Baltimore Mayor Stephanie Rawlings-Blake, a liberal, told CNN today that Mosby’s remarks were “not helpful”:
“They’re absolutely not helpful,” Rawlings-Blake said. “When you insinuate that the process is rigged, that is, I think, an unfair statement about the judge and about the investigation – especially when she purported to do her own independent investigation in her initial press conference.”
Rawlings-Blake also told CNN, “… I have never and will never use my position to give the impression to the community that they should not have confidence in the people who have sworn to serve them.”

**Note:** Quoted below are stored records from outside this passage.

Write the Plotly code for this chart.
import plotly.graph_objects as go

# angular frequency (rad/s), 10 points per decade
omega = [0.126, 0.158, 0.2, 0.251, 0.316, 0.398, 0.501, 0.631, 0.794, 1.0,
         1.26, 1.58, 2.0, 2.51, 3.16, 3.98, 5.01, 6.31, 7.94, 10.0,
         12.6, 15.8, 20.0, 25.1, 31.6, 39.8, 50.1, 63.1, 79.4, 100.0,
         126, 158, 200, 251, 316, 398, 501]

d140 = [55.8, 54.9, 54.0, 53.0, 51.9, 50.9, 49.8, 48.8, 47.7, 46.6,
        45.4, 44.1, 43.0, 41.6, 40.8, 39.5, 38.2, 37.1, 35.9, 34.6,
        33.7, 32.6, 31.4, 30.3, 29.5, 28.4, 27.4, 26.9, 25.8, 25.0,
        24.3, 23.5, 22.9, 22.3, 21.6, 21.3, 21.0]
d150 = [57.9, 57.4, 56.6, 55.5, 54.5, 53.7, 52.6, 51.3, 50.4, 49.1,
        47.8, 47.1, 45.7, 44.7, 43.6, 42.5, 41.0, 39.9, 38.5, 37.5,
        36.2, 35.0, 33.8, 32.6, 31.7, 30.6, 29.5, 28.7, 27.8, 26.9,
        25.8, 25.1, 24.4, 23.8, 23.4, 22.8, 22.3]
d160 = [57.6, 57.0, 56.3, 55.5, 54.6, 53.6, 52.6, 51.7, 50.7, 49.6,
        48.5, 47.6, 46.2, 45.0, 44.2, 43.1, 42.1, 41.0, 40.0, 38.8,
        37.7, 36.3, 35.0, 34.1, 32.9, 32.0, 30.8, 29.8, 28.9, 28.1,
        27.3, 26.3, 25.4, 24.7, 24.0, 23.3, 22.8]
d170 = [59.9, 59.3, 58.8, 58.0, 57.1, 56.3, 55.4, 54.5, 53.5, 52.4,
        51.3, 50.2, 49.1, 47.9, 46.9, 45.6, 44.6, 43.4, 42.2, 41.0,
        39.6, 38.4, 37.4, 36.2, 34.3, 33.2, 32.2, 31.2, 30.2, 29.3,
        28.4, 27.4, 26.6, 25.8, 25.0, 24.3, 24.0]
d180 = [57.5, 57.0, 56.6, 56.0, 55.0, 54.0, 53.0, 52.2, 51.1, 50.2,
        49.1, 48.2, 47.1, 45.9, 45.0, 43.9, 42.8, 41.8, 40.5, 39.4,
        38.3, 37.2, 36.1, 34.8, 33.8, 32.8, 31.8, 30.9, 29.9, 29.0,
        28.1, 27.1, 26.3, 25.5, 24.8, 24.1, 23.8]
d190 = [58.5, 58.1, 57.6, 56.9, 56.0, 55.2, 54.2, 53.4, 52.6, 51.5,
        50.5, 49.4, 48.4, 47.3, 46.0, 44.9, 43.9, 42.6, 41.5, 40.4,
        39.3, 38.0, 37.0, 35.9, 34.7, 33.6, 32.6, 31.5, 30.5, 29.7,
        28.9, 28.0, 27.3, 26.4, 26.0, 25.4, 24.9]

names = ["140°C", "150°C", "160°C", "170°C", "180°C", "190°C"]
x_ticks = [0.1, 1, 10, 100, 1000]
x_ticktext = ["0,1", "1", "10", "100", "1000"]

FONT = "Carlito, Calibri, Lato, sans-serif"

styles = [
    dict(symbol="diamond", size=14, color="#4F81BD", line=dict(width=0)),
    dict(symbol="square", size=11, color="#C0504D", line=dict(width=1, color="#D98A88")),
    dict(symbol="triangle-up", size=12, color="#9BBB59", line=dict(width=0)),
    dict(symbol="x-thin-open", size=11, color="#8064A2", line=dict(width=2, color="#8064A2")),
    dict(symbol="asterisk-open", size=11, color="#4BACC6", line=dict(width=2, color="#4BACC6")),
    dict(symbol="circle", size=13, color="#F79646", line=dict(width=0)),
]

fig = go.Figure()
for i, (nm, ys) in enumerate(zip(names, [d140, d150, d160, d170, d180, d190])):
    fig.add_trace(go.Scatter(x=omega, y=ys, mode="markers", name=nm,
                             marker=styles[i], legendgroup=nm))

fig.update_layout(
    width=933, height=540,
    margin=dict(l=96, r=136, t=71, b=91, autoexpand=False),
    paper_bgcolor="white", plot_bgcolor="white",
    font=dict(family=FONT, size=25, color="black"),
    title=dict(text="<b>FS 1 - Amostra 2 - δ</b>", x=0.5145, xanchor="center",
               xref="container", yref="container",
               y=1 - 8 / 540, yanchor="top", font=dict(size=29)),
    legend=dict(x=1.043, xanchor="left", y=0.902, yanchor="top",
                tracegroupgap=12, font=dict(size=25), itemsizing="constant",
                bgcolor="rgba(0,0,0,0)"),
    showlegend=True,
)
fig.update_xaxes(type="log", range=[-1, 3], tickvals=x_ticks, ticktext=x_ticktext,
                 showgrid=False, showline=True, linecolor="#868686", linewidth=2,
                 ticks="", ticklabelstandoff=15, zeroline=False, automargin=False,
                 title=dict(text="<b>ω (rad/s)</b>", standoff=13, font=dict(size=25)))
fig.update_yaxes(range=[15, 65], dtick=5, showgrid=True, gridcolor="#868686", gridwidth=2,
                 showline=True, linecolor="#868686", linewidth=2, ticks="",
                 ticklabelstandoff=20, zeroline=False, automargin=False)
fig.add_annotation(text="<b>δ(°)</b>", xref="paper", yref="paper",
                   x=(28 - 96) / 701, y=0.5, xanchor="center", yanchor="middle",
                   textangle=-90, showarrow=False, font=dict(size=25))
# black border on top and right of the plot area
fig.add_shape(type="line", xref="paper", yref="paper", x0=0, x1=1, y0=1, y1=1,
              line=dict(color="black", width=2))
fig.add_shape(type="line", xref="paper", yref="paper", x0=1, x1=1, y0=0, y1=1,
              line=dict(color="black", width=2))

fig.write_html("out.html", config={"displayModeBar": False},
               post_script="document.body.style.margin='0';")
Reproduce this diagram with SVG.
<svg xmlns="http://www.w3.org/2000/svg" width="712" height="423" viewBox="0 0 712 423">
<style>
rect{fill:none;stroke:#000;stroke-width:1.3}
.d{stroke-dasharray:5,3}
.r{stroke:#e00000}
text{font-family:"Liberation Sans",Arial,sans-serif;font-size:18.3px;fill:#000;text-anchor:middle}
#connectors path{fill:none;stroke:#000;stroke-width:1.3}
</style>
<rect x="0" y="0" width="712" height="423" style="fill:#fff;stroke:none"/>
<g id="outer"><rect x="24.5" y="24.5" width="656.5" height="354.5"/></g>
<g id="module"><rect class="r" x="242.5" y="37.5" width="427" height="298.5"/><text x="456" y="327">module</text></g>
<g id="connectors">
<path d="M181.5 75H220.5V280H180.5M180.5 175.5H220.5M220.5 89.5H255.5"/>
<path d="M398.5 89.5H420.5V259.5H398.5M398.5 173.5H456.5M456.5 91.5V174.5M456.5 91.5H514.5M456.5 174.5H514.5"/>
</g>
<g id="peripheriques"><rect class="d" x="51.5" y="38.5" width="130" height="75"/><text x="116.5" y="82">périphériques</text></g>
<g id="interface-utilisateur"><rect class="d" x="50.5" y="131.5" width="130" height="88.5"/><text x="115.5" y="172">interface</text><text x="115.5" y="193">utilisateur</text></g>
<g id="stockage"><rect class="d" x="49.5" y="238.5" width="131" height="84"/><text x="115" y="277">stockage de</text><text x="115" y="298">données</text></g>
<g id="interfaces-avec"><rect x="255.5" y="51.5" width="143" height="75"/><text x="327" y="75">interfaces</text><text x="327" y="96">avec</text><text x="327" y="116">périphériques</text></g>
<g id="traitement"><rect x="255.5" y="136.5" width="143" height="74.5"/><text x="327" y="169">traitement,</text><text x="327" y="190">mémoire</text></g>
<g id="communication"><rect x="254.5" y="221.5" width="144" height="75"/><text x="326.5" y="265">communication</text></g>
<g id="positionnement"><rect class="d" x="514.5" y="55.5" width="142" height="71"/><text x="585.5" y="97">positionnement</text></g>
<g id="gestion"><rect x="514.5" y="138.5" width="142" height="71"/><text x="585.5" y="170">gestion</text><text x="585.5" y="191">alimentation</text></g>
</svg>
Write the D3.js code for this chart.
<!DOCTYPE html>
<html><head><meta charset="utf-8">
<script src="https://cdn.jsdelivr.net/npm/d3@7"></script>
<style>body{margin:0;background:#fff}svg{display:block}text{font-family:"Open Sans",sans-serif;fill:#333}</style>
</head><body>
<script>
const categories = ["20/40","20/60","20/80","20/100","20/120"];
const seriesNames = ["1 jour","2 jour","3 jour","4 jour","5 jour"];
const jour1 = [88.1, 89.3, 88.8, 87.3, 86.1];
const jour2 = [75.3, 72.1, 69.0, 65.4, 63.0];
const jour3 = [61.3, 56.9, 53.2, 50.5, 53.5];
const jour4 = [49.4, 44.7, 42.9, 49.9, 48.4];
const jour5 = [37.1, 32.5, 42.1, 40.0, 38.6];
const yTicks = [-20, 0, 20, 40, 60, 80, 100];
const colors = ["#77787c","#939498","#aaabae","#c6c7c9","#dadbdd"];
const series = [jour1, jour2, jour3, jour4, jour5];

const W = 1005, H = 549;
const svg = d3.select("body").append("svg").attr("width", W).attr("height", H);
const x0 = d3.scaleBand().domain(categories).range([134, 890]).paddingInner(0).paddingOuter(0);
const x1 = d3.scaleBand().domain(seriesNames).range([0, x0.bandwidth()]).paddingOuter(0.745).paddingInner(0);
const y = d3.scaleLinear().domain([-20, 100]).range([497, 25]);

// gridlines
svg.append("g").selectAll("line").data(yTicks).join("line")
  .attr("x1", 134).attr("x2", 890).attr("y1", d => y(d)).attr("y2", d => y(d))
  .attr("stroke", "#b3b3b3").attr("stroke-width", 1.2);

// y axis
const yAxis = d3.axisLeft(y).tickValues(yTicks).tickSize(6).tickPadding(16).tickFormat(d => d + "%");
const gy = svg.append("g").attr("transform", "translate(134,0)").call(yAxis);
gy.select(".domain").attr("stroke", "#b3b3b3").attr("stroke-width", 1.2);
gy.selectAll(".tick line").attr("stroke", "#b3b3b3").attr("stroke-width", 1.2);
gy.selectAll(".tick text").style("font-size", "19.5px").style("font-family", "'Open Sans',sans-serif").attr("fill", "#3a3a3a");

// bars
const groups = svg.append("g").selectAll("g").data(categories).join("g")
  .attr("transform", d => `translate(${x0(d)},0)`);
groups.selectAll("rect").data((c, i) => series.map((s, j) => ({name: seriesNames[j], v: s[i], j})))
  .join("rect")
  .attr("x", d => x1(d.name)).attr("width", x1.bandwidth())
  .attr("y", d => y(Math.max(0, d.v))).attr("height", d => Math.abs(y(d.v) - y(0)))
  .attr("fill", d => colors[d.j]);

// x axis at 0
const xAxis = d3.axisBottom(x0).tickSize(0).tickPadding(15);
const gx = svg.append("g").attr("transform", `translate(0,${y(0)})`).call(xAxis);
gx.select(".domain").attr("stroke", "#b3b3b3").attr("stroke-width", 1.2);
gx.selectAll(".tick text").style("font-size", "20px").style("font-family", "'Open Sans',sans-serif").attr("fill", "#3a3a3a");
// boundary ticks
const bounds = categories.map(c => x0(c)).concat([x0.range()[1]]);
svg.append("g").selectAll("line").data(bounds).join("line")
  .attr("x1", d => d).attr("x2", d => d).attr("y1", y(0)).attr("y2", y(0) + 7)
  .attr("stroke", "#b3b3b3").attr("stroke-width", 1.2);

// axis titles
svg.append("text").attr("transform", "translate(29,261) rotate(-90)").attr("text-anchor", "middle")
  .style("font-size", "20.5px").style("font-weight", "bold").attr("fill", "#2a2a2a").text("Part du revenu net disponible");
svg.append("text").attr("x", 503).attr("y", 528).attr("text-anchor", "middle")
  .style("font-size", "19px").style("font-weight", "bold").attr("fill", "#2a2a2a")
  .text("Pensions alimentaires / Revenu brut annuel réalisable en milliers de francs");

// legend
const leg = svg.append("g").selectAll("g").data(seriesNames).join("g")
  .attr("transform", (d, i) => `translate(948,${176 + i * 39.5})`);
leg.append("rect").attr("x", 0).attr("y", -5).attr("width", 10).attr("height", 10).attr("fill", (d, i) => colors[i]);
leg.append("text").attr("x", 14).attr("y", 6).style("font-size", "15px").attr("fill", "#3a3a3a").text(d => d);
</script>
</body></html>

Anthony Batts, who served as Baltimore police commissioner at the time of Gray’s death, was sharply critical of Mosby in a Baltimore Sun story by Justin GeorgeWednesday, calling her “immature,” “incompetent” and “vindictive.” Batts, who, like Mayor Rawlings-Blake, is not affiliated with Project 21, was fired by Rawlings-Blake after riots sparked by the Gray case and an increase in homicides in the city.
Baltimore City has said the trials against the police officers cost the city $7.47 million. The city also has paid $6.4 million to Gray’s family.